Brazilian airline Gol expects sales to pick up as a second wave of coronavirus infections recedes, prompting customers to book more trips.
Normalisation of demand is within reach despite a 50% year-on-year decline in sales during the first three months of the year, executives say during the Sao Paulo-headquartered company’s first-quarter earnings call on 29 April.
The company reports first-quarter revenue of R$1.6 billion ($299 million), down from R$3.1 billion a year ago. Its quarterly loss was R$892 million.
“Since the beginning of the pandemic, the company has maintained the necessary agility to adjust its supply according to fluctuations in demand, and it remains to be a differentiator for us,” says Gol chief executive Paulo Kakinoff.
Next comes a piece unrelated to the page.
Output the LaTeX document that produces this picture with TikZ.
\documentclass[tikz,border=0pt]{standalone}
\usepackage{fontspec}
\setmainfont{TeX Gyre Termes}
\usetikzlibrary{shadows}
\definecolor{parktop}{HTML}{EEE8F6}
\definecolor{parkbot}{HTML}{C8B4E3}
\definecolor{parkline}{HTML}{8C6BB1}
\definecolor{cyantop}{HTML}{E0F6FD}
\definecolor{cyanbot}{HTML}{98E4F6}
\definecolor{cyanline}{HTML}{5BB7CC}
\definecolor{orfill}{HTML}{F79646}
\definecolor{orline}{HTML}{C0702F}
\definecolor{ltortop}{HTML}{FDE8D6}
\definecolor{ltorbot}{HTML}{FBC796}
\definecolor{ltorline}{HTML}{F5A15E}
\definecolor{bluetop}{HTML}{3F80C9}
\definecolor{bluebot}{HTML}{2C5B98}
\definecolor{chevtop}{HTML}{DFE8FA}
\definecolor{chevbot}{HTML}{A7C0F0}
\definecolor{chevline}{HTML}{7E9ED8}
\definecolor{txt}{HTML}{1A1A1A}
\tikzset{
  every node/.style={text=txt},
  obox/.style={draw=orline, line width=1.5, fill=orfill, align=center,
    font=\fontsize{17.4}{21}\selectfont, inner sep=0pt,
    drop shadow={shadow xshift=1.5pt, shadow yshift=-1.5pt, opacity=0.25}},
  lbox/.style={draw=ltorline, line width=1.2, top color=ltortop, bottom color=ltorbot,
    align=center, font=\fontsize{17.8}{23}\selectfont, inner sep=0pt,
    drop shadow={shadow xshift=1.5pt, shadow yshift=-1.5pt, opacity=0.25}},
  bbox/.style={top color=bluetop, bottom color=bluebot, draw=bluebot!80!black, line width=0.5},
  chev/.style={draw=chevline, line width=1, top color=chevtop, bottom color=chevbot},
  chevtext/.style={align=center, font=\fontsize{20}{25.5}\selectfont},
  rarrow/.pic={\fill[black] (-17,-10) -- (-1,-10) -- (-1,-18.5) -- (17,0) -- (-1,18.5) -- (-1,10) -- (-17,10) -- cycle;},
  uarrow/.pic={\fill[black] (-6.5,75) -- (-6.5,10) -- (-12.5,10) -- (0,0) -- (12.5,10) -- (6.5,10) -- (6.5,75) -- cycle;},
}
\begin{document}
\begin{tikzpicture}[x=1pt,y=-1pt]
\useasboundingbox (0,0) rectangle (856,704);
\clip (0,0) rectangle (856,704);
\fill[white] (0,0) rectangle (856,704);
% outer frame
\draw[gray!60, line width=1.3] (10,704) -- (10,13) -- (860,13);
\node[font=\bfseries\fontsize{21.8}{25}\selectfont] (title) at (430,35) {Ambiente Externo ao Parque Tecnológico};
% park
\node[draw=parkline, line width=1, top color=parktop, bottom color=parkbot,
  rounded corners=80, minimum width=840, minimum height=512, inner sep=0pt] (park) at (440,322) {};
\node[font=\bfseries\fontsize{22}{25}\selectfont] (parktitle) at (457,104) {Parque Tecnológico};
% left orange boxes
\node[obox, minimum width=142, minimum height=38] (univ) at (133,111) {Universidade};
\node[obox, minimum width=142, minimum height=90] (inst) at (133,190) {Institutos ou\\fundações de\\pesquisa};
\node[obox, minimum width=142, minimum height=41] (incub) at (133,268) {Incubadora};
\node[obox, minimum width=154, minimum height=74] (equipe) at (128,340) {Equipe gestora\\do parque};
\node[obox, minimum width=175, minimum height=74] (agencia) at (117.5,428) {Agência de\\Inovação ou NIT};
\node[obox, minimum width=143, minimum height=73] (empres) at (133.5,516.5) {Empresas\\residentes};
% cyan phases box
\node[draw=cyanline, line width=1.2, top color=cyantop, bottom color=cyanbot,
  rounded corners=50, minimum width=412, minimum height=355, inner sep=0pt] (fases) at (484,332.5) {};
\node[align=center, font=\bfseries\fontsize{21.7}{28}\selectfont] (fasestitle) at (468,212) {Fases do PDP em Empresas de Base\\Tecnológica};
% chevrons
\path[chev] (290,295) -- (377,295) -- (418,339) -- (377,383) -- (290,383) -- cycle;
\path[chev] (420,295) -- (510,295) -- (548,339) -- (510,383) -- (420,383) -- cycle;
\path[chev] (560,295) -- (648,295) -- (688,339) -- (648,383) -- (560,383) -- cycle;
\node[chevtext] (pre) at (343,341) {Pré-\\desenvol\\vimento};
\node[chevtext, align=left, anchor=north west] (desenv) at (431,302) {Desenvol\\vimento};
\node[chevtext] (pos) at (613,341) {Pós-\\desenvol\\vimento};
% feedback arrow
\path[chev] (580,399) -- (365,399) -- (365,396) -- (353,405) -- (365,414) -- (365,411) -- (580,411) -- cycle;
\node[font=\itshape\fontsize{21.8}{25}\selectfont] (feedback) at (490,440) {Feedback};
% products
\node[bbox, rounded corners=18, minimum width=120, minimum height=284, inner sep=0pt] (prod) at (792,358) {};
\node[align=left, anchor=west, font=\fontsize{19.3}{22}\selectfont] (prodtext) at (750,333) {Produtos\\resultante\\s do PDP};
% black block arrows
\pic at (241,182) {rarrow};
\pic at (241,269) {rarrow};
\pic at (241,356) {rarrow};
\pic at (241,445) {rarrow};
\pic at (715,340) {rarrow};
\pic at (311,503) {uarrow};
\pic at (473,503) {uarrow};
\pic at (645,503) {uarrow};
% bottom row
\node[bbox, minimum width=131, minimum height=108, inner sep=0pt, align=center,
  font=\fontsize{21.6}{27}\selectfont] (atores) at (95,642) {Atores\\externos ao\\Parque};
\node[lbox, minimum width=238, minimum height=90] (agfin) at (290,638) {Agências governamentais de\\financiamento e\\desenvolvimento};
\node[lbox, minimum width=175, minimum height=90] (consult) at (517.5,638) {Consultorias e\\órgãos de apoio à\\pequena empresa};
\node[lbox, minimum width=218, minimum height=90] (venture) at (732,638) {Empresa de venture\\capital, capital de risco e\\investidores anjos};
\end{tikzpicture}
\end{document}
As cases decline, “GOL has seen a corresponding resumption in ticket sales over the last few weeks”.
A sharp reduction in demand was precipitated by a spike in Covid-19 cases. “Pressure on the hospital network… impacted the increase in the number of cancellations and no-shows”, the carrier says.
During the first three months of the year, Gol carried 4.5 million customers, 46% fewer than in the first-quarter of 2020, when the coronavirus pandemic began impacting the globe.
In the first quarter, the airline served 159 markets and operated an average of 364 flights daily – about 53% of its daily flights during the first quarter one year ago.
GOL ended the quarter with 127 aircraft in its all-Boeing 737 fleet. The firm’s eight Max and 77 other aircraft were in operation, a reduction of 13 aircraft compared to the end of December 2020.
In the second quarter, Gol expects to operate 63 aircraft, 14 fewer than in the first quarter but about four times the number it operated in the second quarter in 2020.
Mass vaccination will be integral to a meaningful rebound in demand across Brazil, Kakinoff says.
“Based on the experience of airlines in the United States and United Kingdom, countries that are more advanced than Brazil in the roll-out of vaccines, we expect the national programme for immunisation to positively impact on the normalisation of demand for air travel in Brazil,” he adds.
Earlier this week, the Brazilian airline announced plans to become carbon-neutral by 2050, making it the first carrier in Latin America to make such a commitment.
“This is a key component in combating the effects of the pandemic and is a strategic driver for perpetuity and growth of the business going forward,” Kakinoff says.